Gum disease raises risk of developing Alzheimer’s disease by 70%

alzheimers diseasePeople suffering with gum disease for 10 years or longer are 70% more likely to develop Alzheimer’s disease.

A new study, published in Alzheimer’s Research & Therapy, looked at whether severe gum disease in people aged over 50 could increase the risk of developing Alzheimer’s disease.

It found that patients who suffered with long standing gum disease, gum disease lasting for 10 years or longer, were 70% more likely to develop Alzheimer’s disease, although a causal link was not established.

‘The links between oral health and diseases that effect other parts of our body are becoming increasingly apparent with every new piece of research,’ Dr Nigel Carter OBE, CEO of the Oral Health Foundation, said.

‘The good news is gum disease is an entirely preventable and treatable disease, by ensuring good, consistent, oral health everybody can avoid gum disease and its associated risks.

‘While gum disease can be treated very effectively, the best approach is certainly prevention and making sure we do not fall foul of it at all.

‘We welcome more research on this topic, as a greater understanding could be a game-changer in helping more people avoid Alzheimer’s disease.’

Alzheimer’s disease

The link between gum disease and cognitive decline in Alzheimer’s disease has recently been established.

A study, jointly led by King’s College London and the University of Southampton and published in the journal PLOS ONE, set out to determine whether periodontitis or gum disease is associated with increased dementia severity and subsequent greater progression of cognitive decline in people with Alzheimer’s disease.

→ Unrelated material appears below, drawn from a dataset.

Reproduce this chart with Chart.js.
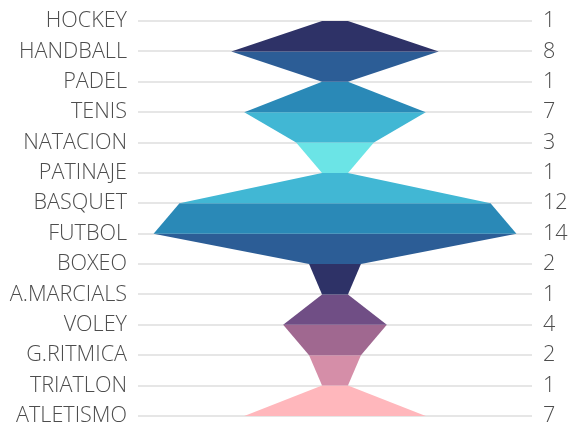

The authors concluded that gum disease is associated with an increase in cognitive decline in Alzheimer’s disease, possibly via mechanisms linked to the body’s inflammatory response.

‘A number of studies have shown that having few teeth, possibly as a consequence of earlier gum disease, is associated with a greater risk of developing dementia,’ Dr Mark Ide, first author from the Dental Institute at King’s College London, said.

‘We also believe, based on various research findings, that the presence of teeth with active gum disease results in higher body-wide levels of the sorts of inflammatory molecules which have also been associated with an elevated risk of other outcomes such as cognitive decline or cardiovascular disease.

‘Research has suggested that effective gum treatment can reduce the levels of these molecules closer to that seen in a healthy state.

‘Previous studies have also shown that patients with Alzheimer’s disease have poorer dental health than others of similar age and that the more severe the dementia the worse the dental health, most likely reflecting greater difficulties with taking care of oneself as dementia becomes more severe.’